My mom passed away on Monday. She was 86 years old. Truth be told, the last few years of her life were filled with too much suffering. For that reason, I’m actually “glad” she’s at rest – and finally at peace. Remarkably, despite my having spent the past 54 years sharing it, I know very little about my mom’s life – I mean the parts that really matter, the matters of her heart. She, not unlike my dad, was always very circumspect when it came to revealing those things about herself (e.g., what her childhood was like (aside from her telling us generally that, tragically, she lost her mother when she was very young, as well as a few of her siblings), what she was like as a teenager and young adult, what her dreams and aspirations had been, what were her greatest joys and disappointments in life, what she thought about in her quiet moments, etc.). She was a very private woman, but I often sensed she had a troubled soul, one that wished it could find a way to “better” express itself, one that longed to be more transparent, more vulnerable. Only now am I beginning to realize and process what are apparently some very complex (and strong) emotions that I have regarding my mom and my relationship with her. It will be interesting to see where that journey leads – to say the least. In the meantime, I can’t help but feel many of the same emotions I did the day I stood in the circular drive at Mobile Hall, my freshman dorm at Spring Hill College (in the Fall of 1976) and watched my mom and dad drive away – more than a little lost, scared and sad . . . Only this time, I realize they’re not coming back.
May 7, 2001
With Mother’s Day just around the corner, I thought I would take a moment and THANK YOU for being a good Mom – something I’m not sure I’ve ever really done and something I realize neither this note or any Hallmark card could ever adequately do.
I suppose it takes years of actually being a parent to fully understand all the things that are required to be a good one – the self-sacrifice, the patience, the understanding, the boundless energy, the commitment – all things that you (and Dad) consistently exhibited throughout our lives.
Were there things we wish you had done or not done or handled differently?

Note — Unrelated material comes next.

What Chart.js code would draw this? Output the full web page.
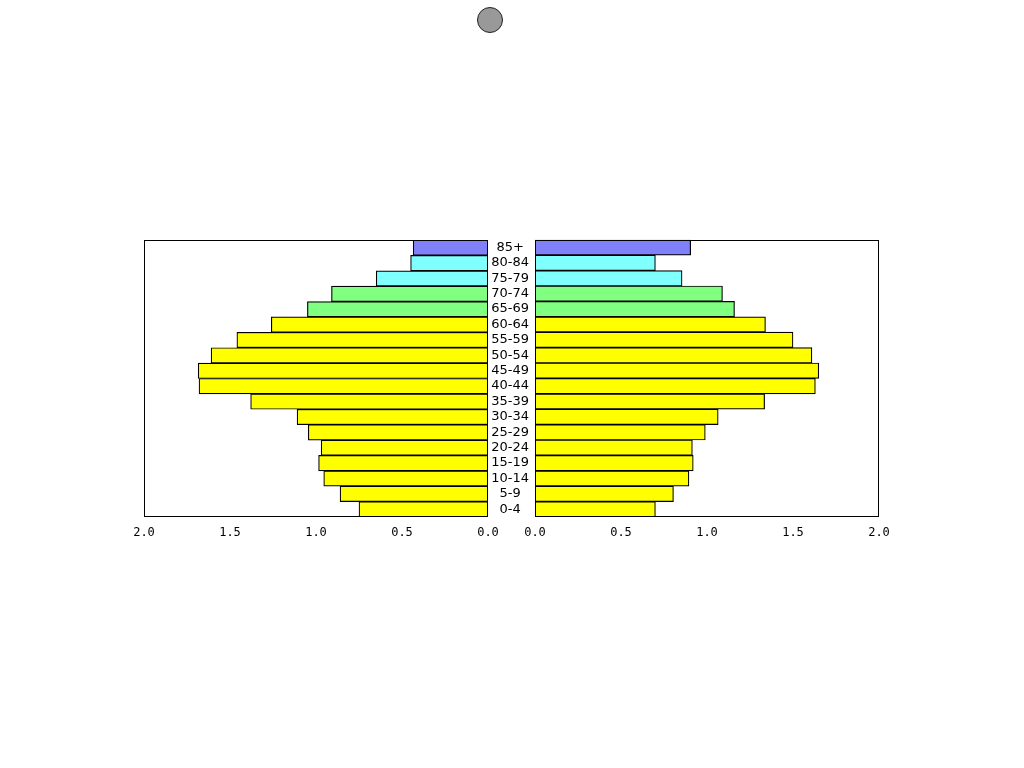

Probably. But one of the neat things about “growing up” and becoming a parent ourselves is that we get to try a different way of doing some of those “things” on our own children and, I suspect, more often than not discover that our parents’ ways of doing them may not have been “so bad” after all!
Were there things we wish we had done differently – well, truth is, there are lots of those too! And, at the top of that list, at least for me, is a wish that I’d taken the time to say THANK YOU more often . . .
Thank you for caring.
Thank you for supporting.
Thank you for making sure we always had a meal ready when it was time to eat.
Thank you for making sure we got to school on time and understood the importance of timeliness, attendance and education.
Thank you for ensuring that we had a neat and clean house to come home to.
Thank you for applauding our successes.
Thank you for listening when we needed to vent.
Thank you for keeping us mostly out of trouble and pointed in the “right” direction.
Thank you for being involved.
In short, THANKS for being a GOOD MOM!
Rest in peace Mom and say “hi” to Dad if you happen to see him. I miss him.